Слушая Илью, я ударился в легкую ностальгию. Осень 87-го. Эпохальный рок-фестиваль в Подольске. Это было мое первое знакомство с поэзией Кормильцева и первое публичное появление “Наутилуса” в окрестностях Москвы.
Этого события ждали давно. Вся андерграундная Москва взахлеб слушала альбомы “Разлука” и “Невидимка”. Информации о группе не было практически никакой – говорили, что это осколки “Урфин Джюса” и “Трека”, что песни написаны на стихи венгерских поэтов-импрессионистов, что “Наутилус” – это почти что русский Duran Duran. Много чего говорили.
За пару месяцев до “советского Вудстока” мои друзья метнулись автостопом на выступление “Нау” в Питере. Вернулись с горящими глазами.
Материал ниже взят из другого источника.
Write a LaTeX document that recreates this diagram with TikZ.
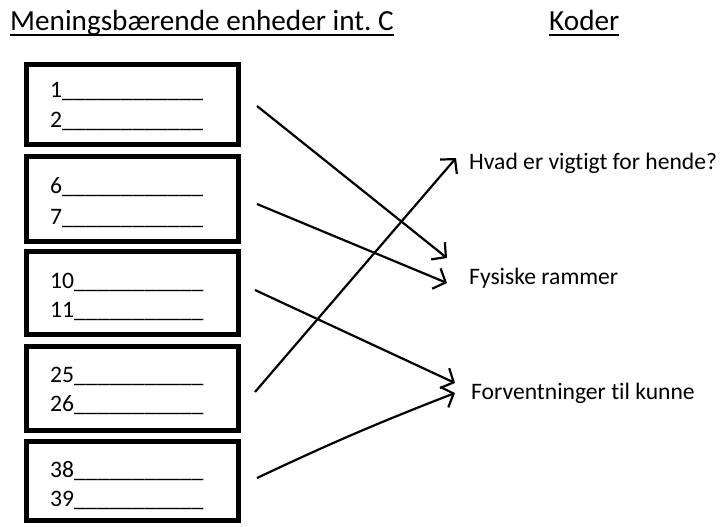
\documentclass[tikz,border=0pt]{standalone}
\usepackage{fontspec}
\setmainfont{Carlito}[Ligatures={NoCommon,NoRare,NoContextual}]
\usetikzlibrary{arrows.meta}
\frenchspacing
\tikzset{
  boxframe/.style={draw=black, line width=5pt, minimum width=212pt, inner sep=0pt},
  numline/.style={anchor=base west, inner sep=0pt, font=\fontsize{23.6}{28}\selectfont},
  codetext/.style={anchor=base west, inner sep=0pt, font=\fontsize{23.6}{28}\selectfont},
  headtext/.style={anchor=base west, inner sep=0pt, font=\fontsize{29.2}{34}\selectfont},
  uline/.style={line width=1.8pt},
  link/.style={line width=2.2pt, -{Straight Barb[length=10pt,width=22pt]}}
}
\begin{document}
\begin{tikzpicture}[x=1pt,y=-1pt]
\useasboundingbox (0,0) rectangle (723,527);
% headings
\node[headtext] (h1) at (10,31) {Meningsbærende enheder int. C};
\node[headtext] (h2) at (549,31) {Koder};
\draw[uline] ([yshift=-4pt]h1.base west) -- ([yshift=-4pt]h1.base east);
\draw[uline] ([yshift=-4pt]h2.base west) -- ([yshift=-4pt]h2.base east);
% boxes
\node[boxframe, minimum height=80pt] (b1) at (132.5,104.5) {};
\node[boxframe, minimum height=85pt] (b2) at (132.5,199) {};
\node[boxframe, minimum height=83pt] (b3) at (132.5,293) {};
\node[boxframe, minimum height=84pt] (b4) at (132.5,388.5) {};
\node[boxframe, minimum height=79pt] (b5) at (132.5,481) {};
% box texts
\node[numline] (n1) at (50,97) {1\_\_\_\_\_\_\_\_\_\_\_\_};
\node[numline] (n2) at (50,127) {2\_\_\_\_\_\_\_\_\_\_\_\_};
\node[numline] (n6) at (50,193) {6\_\_\_\_\_\_\_\_\_\_\_\_};
\node[numline] (n7) at (50,224) {7\_\_\_\_\_\_\_\_\_\_\_\_};
\node[numline] (n10) at (50,288) {10\_\_\_\_\_\_\_\_\_\_\_};
\node[numline] (n11) at (50,317) {11\_\_\_\_\_\_\_\_\_\_\_};
\node[numline] (n25) at (50,382) {25\_\_\_\_\_\_\_\_\_\_\_};
\node[numline] (n26) at (50,411) {26\_\_\_\_\_\_\_\_\_\_\_};
\node[numline] (n38) at (50,477) {38\_\_\_\_\_\_\_\_\_\_\_};
\node[numline] (n39) at (50,506) {39\_\_\_\_\_\_\_\_\_\_\_};
% codes
\node[codetext] (c1) at (469,169) {Hvad er vigtigt for hende?};
\node[codetext] (c2) at (469,284) {Fysiske rammer};
\node[codetext] (c3) at (471,399) {Forventninger til kunne};
% arrow ends
\coordinate (s1) at (257,106);
\coordinate (s2) at (257,204);
\coordinate (s3) at (255,290);
\coordinate (s4) at (255,392);
\coordinate (s5) at (257,478);
\coordinate (t1) at (447,258);
\coordinate (t2) at (447,283);
\coordinate (t3) at (455,383);
\coordinate (t4) at (456,158);
\coordinate (t5) at (455,393);
% arrows
\draw[link] (s1) -- (t1);
\draw[link] (s2) -- (t2);
\draw[link] (s3) -- (t3);
\draw[link] (s4) -- (t4);
\draw[link] (s5) to[bend left=2] (t5);
\end{tikzpicture}
\end{document}
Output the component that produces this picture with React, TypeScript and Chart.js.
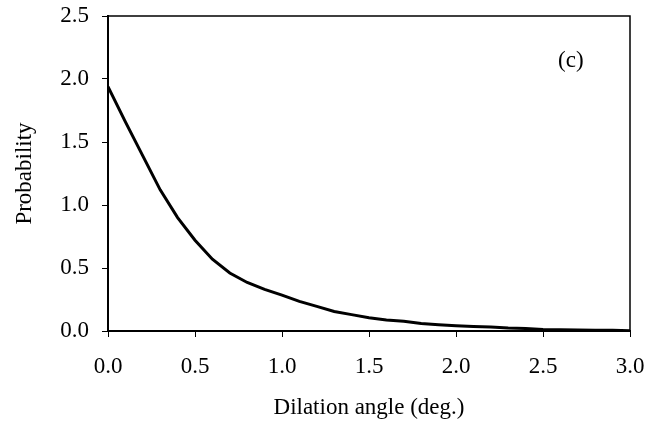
import React, { useEffect, useRef } from "react";
import { Chart, registerables } from "chart.js";

Chart.register(...registerables);

const angles: number[] = [
  0.0, 0.1, 0.2, 0.3, 0.4, 0.5, 0.6, 0.7, 0.8, 0.9, 1.0,
  1.1, 1.2, 1.3, 1.4, 1.5, 1.6, 1.7, 1.8, 1.9, 2.0,
  2.1, 2.2, 2.3, 2.4, 2.5, 2.6, 2.7, 2.8, 2.9, 3.0,
];
const probability: number[] = [
  1.94, 1.66, 1.39, 1.12, 0.9, 0.72, 0.57, 0.46, 0.385, 0.33, 0.285,
  0.235, 0.195, 0.155, 0.13, 0.105, 0.088, 0.077, 0.06, 0.05, 0.042,
  0.036, 0.031, 0.023, 0.019, 0.011, 0.009, 0.007, 0.006, 0.005, 0.002,
];
const xTicks: number[] = [0, 0.5, 1.0, 1.5, 2.0, 2.5, 3.0];
const yTicks: number[] = [0, 0.5, 1.0, 1.5, 2.0, 2.5];
const xTitle = "Dilation angle (deg.)";
const yTitle = "Probability";
const panelLabel = "(c)";
const panelPos = { x: 2.66, y: 2.14 };

const FONT = "'Liberation Serif', 'Times New Roman', serif";
const FS = 23;

export default function App() {
  const ref = useRef<HTMLCanvasElement | null>(null);

  useEffect(() => {
    document.body.style.margin = "0";
    const canvas = ref.current;
    if (!canvas) return;

    const framePlugin = {
      id: "frame",
      afterDraw(chart: any) {
        const { ctx, chartArea } = chart;
        ctx.save();
        ctx.strokeStyle = "#000";
        ctx.lineWidth = 1.5;
        ctx.beginPath();
        ctx.moveTo(chartArea.left, chartArea.top);
        ctx.lineTo(chartArea.right, chartArea.top);
        ctx.lineTo(chartArea.right, chartArea.bottom);
        ctx.stroke();
        const xs = chart.scales.x;
        const ys = chart.scales.y;
        ctx.fillStyle = "#000";
        ctx.font = `${FS}px ${FONT}`;
        ctx.textAlign = "center";
        ctx.textBaseline = "middle";
        ctx.fillText(panelLabel, xs.getPixelForValue(panelPos.x), ys.getPixelForValue(panelPos.y));
        ctx.restore();
      },
    };

    const chart = new Chart(canvas, {
      type: "line",
      data: {
        datasets: [
          {
            data: angles.map((a, i) => ({ x: a, y: probability[i] })),
            borderColor: "#000",
            borderWidth: 3,
            pointRadius: 0,
            tension: 0,
            fill: false,
          },
        ],
      },
      options: {
        responsive: false,
        animation: false,
        layout: { padding: { left: 0, top: 16, right: 31, bottom: 0 } },
        plugins: { legend: { display: false }, tooltip: { enabled: false } },
        scales: {
          x: {
            type: "linear",
            min: 0,
            max: 3,
            afterBuildTicks: (s: any) => {
              s.ticks = xTicks.map((v) => ({ value: v }));
            },
            afterFit: (s: any) => {
              s.height = 428 - 331;
              s.paddingLeft = 0;
              s.paddingRight = 0;
            },
            ticks: {
              color: "#000",
              font: { family: FONT, size: FS },
              padding: 16,
              maxRotation: 0,
              callback: (v: any) => Number(v).toFixed(1),
            },
            grid: {
              display: true,
              drawOnChartArea: false,
              drawTicks: true,
              tickLength: 6,
              color: "#000",
              lineWidth: 1,
            },
            border: { display: true, color: "#000", width: 2 },
            title: {
              display: true,
              text: xTitle,
              color: "#000",
              font: { family: FONT, size: FS },
              padding: { top: 0, bottom: 6 },
            },
          },
          y: {
            type: "linear",
            min: 0,
            max: 2.5,
            afterBuildTicks: (s: any) => {
              s.ticks = yTicks.map((v) => ({ value: v }));
            },
            afterFit: (s: any) => {
              s.width = 108;
              s.paddingTop = 0;
              s.paddingBottom = 0;
            },
            ticks: {
              color: "#000",
              font: { family: FONT, size: FS },
              padding: 13,
              callback: (v: any) => Number(v).toFixed(1),
            },
            grid: {
              display: true,
              drawOnChartArea: false,
              drawTicks: true,
              tickLength: 6,
              color: "#000",
              lineWidth: 1,
            },
            border: { display: true, color: "#000", width: 2 },
            title: {
              display: true,
              text: yTitle,
              color: "#000",
              font: { family: FONT, size: FS },
              padding: { top: 11, bottom: 0 },
            },
          },
        },
      },
      plugins: [framePlugin],
    });

    return () => chart.destroy();
  }, []);

  return (
    <div style={{ position: "absolute", left: 0, top: 0, width: 661, height: 428 }}>
      <canvas ref={ref} width={661} height={428} />
    </div>
  );
}
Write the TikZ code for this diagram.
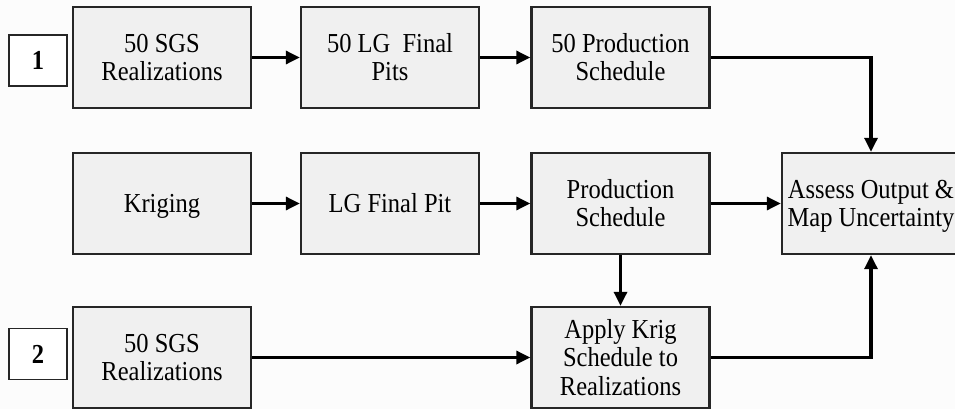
\documentclass[tikz,border=0pt]{standalone}
\usepackage{fontspec}
\usepackage{graphicx}
\setmainfont{Liberation Serif}
\usetikzlibrary{arrows.meta}
\newcommand{\tallText}[1]{\raisebox{-3.5pt}[\height][\depth]{\scalebox{1}[1.12]{\begin{tabular}{@{}c@{}}#1\end{tabular}}}}
\begin{document}
\begin{tikzpicture}[x=1pt,y=-1pt,
  procbox/.style={draw=black!85, line width=2.4pt, fill=black!6, rectangle,
    minimum width=178pt, minimum height=101pt, inner sep=0pt, align=center,
    font=\fontsize{24.5}{25.3}\selectfont},
  tagbox/.style={draw=black!85, line width=1.4pt, fill=white, rectangle,
    minimum width=58pt, minimum height=51pt, inner sep=0pt,
    font=\fontsize{24.5}{25.3}\selectfont\bfseries},
  flow/.style={line width=3.2pt, draw=black, -{Triangle[length=14pt,width=13pt]}}]
\useasboundingbox (0,0) rectangle (955,409);
\fill[black!1] (0,0) rectangle (955,409);
\node[tagbox] (t1) at (38,60.5) {\tallText{1}};
\node[tagbox] (t2) at (38,354) {\tallText{2}};
\node[procbox] (a1) at (162,57.5) {\tallText{50 SGS\\Realizations}};
\node[procbox] (a2) at (390,57.5) {\tallText{50 LG~~Final\\Pits}};
\node[procbox] (a3) at (620.5,57.5) {\tallText{50 Production\\Schedule}};
\node[procbox] (b1) at (162,203.5) {\tallText{Kriging}};
\node[procbox] (b2) at (390,203.5) {\tallText{LG Final Pit}};
\node[procbox] (b3) at (620.5,203.5) {\tallText{Production\\Schedule}};
\node[procbox] (d) at (871,203.5) {\tallText{Assess Output \&\\Map Uncertainty}};
\node[procbox] (c1) at (162,357.5) {\tallText{50 SGS\\Realizations}};
\node[procbox] (c3) at (620.5,357.5) {\tallText{Apply Krig\\Schedule to\\Realizations}};
\draw[flow] (a1) -- (a2);
\draw[flow] (a2) -- (a3);
\draw[flow] (b1) -- (b2);
\draw[flow] (b2) -- (b3);
\draw[flow] (b3) -- (d);
\draw[flow] (b3) -- (c3);
\draw[flow] (c1) -- (c3);
\draw[flow] (a3.east) -| (d.north);
\draw[flow] (c3.east) -| (d.south);
\end{tikzpicture}
\end{document}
Долго и горячо рассказывали о триумфальном концерте уральских рок-музыкантов, во время которого молодая группа из Свердловска фактически “убрала” “Аквариум”. Я заразился их неподдельным энтузиазмом и настроился на фурор.
“Наутилус” выступил в Подольске со своим типичным жестким имиджем: врангелевская унтер-офицерская форма, ордена, боевой макияж и галифе. После того как музыканты агрессивно исполнили а капелла песню “Разлука”,над Зеленым театром зависло тотальное оцепенение. Затем застывший у микрофона с широко расставленными ногами Бутусов “врубил” боевики:“Мальчик-зима”, “Казанова”, “Скованные…”.
“Экстракачественный звук и натасканная проникновенность вокала Бутусова сделали концерт „Нау“ праздником для тысяч москвоподольчан, – вспоминает один из организаторов фестиваля Сергей Гурьев. – Неожиданный сюрприз ждал группу на „Шаре цвета хаки“: на сцену вломилась камера Центрального телевидения, подъехала к Бутусову и стала заползать ему объективом промеж челюстей. Эта варварская акция, впрочем, неожиданно послужила Славе допингом: он перестал забывать тексты, вообще весь подобрался и запел с удвоенной выразительностью, словно засосав у телевизионщиков творческое биополе”.
Триумфальный сет “Наутилуса” венчало саксофонное соло Могилевского, вдохновенно сыгранное им в финале “Гудбай, Америка”. В этот момент ни один человек ни сидел на месте – несколько тысяч зрителей хлопали музыкантам стоя… Возможно, с этой минуты и началось всесоюзное восхождение “Наутилуса Помпилиуса”. Возможно, именно с этого вечера в стране и началась “наутилусомания”.